> GOAL
Please return exactly the run of lines that begins with the line containing "Recreate this image as a Python" and ends with the line containing "lw=1.9, ax=ax, zorder=3)", pictures excluded.

── MATERIAL FOR THE TASK

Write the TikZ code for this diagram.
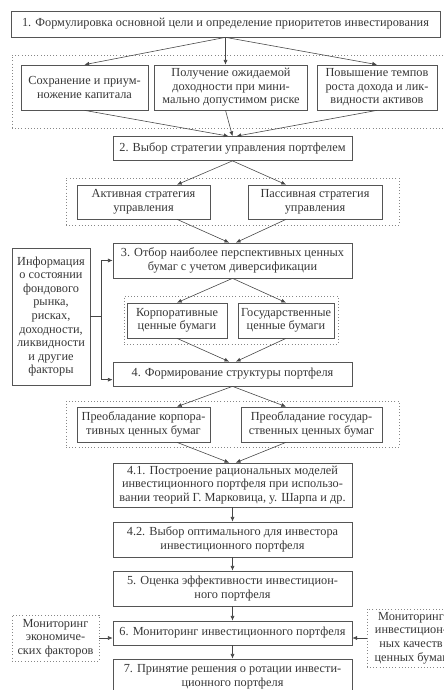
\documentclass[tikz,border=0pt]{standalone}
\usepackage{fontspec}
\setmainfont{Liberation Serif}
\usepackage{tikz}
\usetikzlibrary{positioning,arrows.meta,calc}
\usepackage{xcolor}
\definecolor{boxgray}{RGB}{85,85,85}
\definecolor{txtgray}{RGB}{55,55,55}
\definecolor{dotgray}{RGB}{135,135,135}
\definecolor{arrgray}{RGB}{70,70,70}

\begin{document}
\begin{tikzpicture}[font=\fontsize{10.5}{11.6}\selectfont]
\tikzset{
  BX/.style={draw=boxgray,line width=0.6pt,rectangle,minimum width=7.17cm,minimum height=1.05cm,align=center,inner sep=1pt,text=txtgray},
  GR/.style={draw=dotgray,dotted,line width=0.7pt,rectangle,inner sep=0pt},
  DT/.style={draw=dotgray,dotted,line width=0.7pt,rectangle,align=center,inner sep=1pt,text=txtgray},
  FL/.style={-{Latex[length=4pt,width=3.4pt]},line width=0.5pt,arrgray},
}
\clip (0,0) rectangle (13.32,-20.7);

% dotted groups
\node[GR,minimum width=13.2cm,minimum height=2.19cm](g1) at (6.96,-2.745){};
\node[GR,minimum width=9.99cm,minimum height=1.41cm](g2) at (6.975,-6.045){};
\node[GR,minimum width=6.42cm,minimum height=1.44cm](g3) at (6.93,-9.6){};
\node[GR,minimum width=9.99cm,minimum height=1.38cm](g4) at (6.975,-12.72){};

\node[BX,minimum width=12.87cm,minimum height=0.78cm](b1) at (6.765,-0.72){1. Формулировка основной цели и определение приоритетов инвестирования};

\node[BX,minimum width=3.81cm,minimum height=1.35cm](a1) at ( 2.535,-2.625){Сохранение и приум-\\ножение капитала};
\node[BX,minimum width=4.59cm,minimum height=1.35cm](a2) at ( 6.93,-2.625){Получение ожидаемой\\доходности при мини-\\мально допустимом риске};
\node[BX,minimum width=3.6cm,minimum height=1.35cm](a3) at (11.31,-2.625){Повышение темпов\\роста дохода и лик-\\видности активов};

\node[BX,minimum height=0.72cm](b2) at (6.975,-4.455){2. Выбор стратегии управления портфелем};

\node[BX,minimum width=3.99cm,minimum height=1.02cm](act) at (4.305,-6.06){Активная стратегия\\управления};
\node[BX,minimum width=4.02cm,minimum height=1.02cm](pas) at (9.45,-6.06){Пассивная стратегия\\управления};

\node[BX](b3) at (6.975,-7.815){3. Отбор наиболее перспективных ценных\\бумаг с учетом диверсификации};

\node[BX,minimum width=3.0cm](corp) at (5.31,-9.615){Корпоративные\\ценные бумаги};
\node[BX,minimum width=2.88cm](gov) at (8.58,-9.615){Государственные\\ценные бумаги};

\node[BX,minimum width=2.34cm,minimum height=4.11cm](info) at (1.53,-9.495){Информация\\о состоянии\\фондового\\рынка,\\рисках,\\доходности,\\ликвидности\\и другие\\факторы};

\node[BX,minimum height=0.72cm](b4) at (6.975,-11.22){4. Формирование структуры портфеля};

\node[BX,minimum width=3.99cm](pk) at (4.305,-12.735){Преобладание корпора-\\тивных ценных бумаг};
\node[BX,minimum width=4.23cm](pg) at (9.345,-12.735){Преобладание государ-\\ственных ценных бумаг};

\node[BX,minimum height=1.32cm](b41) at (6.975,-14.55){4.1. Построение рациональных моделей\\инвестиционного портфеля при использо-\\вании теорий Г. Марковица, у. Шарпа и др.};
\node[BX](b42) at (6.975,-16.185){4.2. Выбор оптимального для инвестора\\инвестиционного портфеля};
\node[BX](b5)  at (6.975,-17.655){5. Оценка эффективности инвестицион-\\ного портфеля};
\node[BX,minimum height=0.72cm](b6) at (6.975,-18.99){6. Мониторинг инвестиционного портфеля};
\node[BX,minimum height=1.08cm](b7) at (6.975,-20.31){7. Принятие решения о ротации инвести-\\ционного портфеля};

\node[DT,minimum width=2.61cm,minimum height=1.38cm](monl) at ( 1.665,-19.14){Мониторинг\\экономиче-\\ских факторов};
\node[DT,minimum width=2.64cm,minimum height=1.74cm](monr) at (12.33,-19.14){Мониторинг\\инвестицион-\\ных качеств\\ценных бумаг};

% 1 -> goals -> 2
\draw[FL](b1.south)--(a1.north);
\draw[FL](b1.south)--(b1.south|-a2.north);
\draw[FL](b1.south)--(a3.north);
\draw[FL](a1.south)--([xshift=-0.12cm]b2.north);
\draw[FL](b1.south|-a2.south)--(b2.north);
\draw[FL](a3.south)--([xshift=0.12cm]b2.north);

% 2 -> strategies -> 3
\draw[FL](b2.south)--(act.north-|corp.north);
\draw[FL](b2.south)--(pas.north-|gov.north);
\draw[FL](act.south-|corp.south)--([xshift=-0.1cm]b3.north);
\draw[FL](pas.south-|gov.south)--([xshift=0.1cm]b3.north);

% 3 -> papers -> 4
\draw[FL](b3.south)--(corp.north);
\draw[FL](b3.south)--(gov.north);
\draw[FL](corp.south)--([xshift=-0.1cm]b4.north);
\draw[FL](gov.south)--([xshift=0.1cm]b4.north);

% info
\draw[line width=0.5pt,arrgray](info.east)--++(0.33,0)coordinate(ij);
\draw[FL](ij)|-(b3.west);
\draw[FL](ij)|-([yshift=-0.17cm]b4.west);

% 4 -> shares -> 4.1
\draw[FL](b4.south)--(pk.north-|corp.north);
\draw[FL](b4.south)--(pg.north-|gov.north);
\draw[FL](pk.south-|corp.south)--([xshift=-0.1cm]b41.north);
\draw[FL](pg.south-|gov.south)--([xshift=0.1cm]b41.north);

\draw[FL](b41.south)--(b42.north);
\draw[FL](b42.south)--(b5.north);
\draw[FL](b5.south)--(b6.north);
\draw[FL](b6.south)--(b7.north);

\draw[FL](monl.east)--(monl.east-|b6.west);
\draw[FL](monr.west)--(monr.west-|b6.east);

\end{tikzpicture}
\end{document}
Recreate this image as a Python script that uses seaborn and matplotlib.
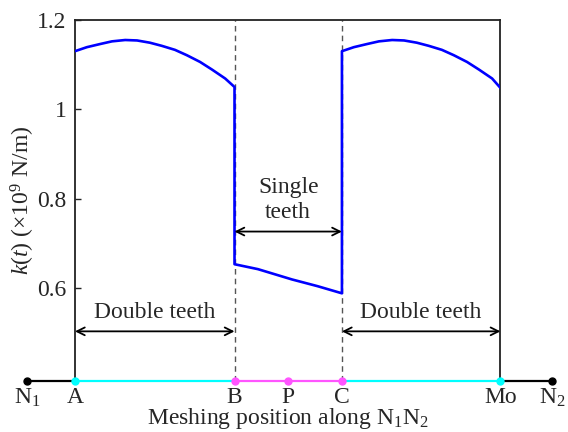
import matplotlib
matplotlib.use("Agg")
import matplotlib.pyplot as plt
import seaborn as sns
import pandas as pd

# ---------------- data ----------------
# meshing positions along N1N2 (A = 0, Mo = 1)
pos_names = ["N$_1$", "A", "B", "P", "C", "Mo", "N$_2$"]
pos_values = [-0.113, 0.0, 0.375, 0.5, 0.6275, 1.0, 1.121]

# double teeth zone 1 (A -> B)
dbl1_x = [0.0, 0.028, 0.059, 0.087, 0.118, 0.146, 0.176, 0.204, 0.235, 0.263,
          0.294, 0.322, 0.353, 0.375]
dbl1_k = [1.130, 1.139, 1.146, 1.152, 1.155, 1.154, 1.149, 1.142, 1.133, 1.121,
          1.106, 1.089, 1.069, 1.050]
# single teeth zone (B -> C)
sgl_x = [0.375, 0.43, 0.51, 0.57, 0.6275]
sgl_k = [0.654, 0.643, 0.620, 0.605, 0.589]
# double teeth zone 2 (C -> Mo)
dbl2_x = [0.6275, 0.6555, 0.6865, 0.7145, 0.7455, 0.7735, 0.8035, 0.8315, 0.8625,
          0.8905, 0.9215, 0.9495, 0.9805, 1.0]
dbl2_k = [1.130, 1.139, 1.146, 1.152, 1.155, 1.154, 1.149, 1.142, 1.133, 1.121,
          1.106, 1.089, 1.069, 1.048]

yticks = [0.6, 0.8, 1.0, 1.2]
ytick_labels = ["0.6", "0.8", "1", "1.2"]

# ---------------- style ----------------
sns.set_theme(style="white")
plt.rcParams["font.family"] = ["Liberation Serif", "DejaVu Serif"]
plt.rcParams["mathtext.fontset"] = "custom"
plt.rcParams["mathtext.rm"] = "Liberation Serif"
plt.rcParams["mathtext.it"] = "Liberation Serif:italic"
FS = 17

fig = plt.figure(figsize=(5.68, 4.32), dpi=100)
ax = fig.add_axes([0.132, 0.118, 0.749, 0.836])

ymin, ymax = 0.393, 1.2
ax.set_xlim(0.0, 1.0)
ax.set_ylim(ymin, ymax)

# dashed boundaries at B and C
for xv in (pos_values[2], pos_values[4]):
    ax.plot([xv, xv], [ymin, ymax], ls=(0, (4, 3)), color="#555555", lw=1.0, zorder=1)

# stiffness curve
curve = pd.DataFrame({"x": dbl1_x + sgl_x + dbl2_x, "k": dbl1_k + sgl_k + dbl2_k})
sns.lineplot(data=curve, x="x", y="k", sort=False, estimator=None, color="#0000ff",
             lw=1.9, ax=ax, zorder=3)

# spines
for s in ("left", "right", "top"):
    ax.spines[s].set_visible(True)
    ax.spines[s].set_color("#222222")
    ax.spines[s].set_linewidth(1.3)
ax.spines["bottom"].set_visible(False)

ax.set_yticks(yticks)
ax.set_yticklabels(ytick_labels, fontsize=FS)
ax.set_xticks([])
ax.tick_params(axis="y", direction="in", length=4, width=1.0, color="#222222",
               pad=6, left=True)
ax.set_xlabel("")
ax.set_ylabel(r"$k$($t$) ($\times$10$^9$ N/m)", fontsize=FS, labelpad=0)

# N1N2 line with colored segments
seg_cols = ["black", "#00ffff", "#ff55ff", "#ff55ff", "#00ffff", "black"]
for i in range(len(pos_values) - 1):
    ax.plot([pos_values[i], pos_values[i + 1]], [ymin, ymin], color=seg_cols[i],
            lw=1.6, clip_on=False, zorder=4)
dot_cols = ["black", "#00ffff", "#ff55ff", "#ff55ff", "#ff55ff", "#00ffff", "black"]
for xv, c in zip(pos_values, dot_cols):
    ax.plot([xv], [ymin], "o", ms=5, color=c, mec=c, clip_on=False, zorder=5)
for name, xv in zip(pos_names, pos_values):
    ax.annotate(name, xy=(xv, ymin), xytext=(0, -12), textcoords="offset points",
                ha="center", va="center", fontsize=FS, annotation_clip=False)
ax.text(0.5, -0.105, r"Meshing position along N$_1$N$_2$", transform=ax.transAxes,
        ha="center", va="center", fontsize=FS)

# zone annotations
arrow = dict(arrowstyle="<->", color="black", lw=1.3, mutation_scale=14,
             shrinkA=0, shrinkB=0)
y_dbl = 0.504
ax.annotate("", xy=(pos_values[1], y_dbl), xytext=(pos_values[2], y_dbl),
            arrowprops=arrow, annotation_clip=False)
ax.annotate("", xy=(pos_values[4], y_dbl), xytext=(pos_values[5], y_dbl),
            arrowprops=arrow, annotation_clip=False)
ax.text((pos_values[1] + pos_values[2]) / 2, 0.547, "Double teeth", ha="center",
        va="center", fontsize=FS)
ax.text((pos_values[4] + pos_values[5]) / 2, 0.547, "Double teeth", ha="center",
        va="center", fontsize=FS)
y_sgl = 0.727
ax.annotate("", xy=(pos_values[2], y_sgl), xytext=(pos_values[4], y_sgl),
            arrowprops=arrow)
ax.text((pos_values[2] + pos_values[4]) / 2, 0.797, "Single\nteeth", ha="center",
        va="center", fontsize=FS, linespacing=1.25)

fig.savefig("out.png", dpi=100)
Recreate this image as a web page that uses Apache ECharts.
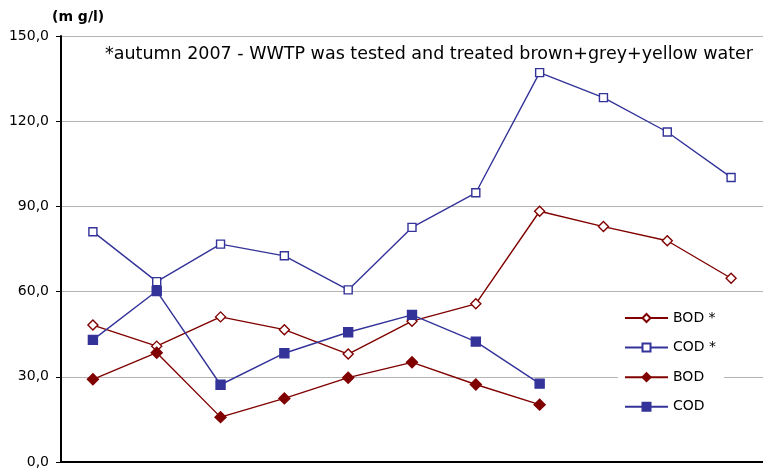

────

> EXPECTED OUTPUT
Recreate this image as a Python script that uses seaborn and matplotlib.
import matplotlib
matplotlib.use("Agg")
import matplotlib.pyplot as plt
import seaborn as sns
import pandas as pd

# ---------------- data ----------------
# meshing positions along N1N2 (A = 0, Mo = 1)
pos_names = ["N$_1$", "A", "B", "P", "C", "Mo", "N$_2$"]
pos_values = [-0.113, 0.0, 0.375, 0.5, 0.6275, 1.0, 1.121]

# double teeth zone 1 (A -> B)
dbl1_x = [0.0, 0.028, 0.059, 0.087, 0.118, 0.146, 0.176, 0.204, 0.235, 0.263,
          0.294, 0.322, 0.353, 0.375]
dbl1_k = [1.130, 1.139, 1.146, 1.152, 1.155, 1.154, 1.149, 1.142, 1.133, 1.121,
          1.106, 1.089, 1.069, 1.050]
# single teeth zone (B -> C)
sgl_x = [0.375, 0.43, 0.51, 0.57, 0.6275]
sgl_k = [0.654, 0.643, 0.620, 0.605, 0.589]
# double teeth zone 2 (C -> Mo)
dbl2_x = [0.6275, 0.6555, 0.6865, 0.7145, 0.7455, 0.7735, 0.8035, 0.8315, 0.8625,
          0.8905, 0.9215, 0.9495, 0.9805, 1.0]
dbl2_k = [1.130, 1.139, 1.146, 1.152, 1.155, 1.154, 1.149, 1.142, 1.133, 1.121,
          1.106, 1.089, 1.069, 1.048]

yticks = [0.6, 0.8, 1.0, 1.2]
ytick_labels = ["0.6", "0.8", "1", "1.2"]

# ---------------- style ----------------
sns.set_theme(style="white")
plt.rcParams["font.family"] = ["Liberation Serif", "DejaVu Serif"]
plt.rcParams["mathtext.fontset"] = "custom"
plt.rcParams["mathtext.rm"] = "Liberation Serif"
plt.rcParams["mathtext.it"] = "Liberation Serif:italic"
FS = 17

fig = plt.figure(figsize=(5.68, 4.32), dpi=100)
ax = fig.add_axes([0.132, 0.118, 0.749, 0.836])

ymin, ymax = 0.393, 1.2
ax.set_xlim(0.0, 1.0)
ax.set_ylim(ymin, ymax)

# dashed boundaries at B and C
for xv in (pos_values[2], pos_values[4]):
    ax.plot([xv, xv], [ymin, ymax], ls=(0, (4, 3)), color="#555555", lw=1.0, zorder=1)

# stiffness curve
curve = pd.DataFrame({"x": dbl1_x + sgl_x + dbl2_x, "k": dbl1_k + sgl_k + dbl2_k})
sns.lineplot(data=curve, x="x", y="k", sort=False, estimator=None, color="#0000ff",
             lw=1.9, ax=ax, zorder=3)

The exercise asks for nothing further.